As religious leaders participating in the Interfaith Partnership of Greater St. Louis, we offer our prayers and moral support as you consider how to ensure access to healthcare for Missouri’s poorest and most vulnerable persons. We claim no special expertise in the technical aspects of federal healthcare law, including proposals to expand or reform Medicaid. However, we affirm that healthcare is a basic human right for every person and that too many people in our state are uninsured and don’t receive the regular medical care they need.
There are over 808,000 uninsured persons in Missouri, according to the U.S. Census Bureau’s 2011 American Community Survey. About 94,000 of these uninsured are children. Behind these statistics are flesh and blood human beings – our brothers and sisters in faith. Too many of them end up addressing their health problems on a crisis-by-crisis basis with visits to crowded emergency rooms.
It does not have to be this way. If the uninsured had health insurance, they could make regular doctor visits, follow preventative health care measures and avoid costly interventions for untreated medical conditions. Access to regular medical care is essential if we are to have a healthier Missouri.
Currently, Missouri prohibits most poor parents from participating in Medicaid. In most circumstances, a mother with two children will not qualify for Medicaid if her annual income exceeds $4,584. This is far below the federal poverty line.

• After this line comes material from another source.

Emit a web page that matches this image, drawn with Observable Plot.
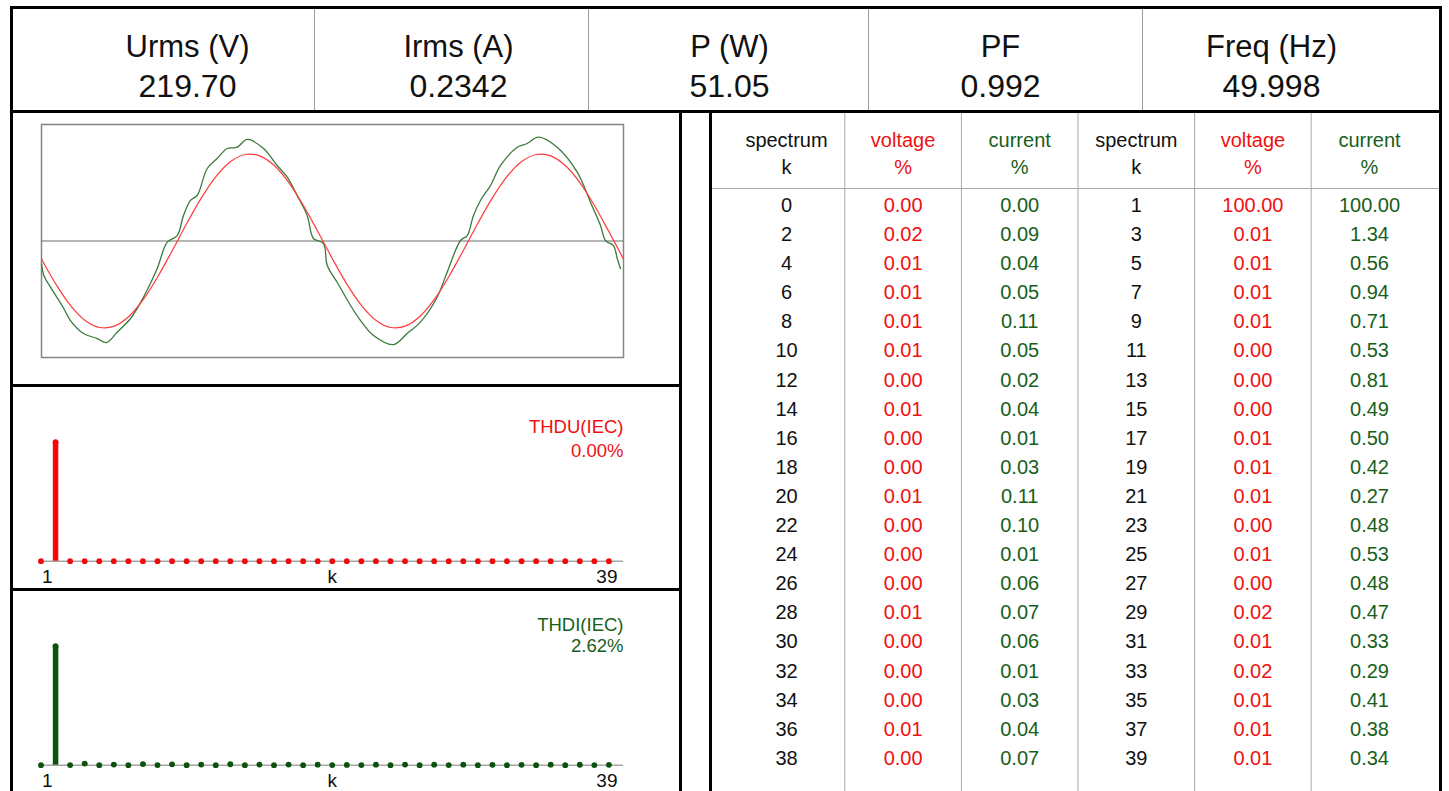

By denying health coverage to mothers, we also harm their children for children are far more likely to be enrolled in Medicaid if their mother is also covered. We therefore urge you to expand Medicaid coverage for low-income parents.
Some suggest Missouri phase out its Children’s Health Insurance Program (CHIP), which provides health coverage for lower income children who do not qualify for Medicaid. About 45,000 of these children are in households just above the federal poverty line (100-150% FPL). If these children are forced into insurance exchanges where premiums must be paid, we fear that many will lose their health coverage. We therefore urge you to maintain Missouri’s CHIP program.
In closing, we urge you find ways to expand health coverage for those most in need. Now is no time for Missouri to take a step back when the rest of the nation is moving forward to expand access to health care. God Bless You!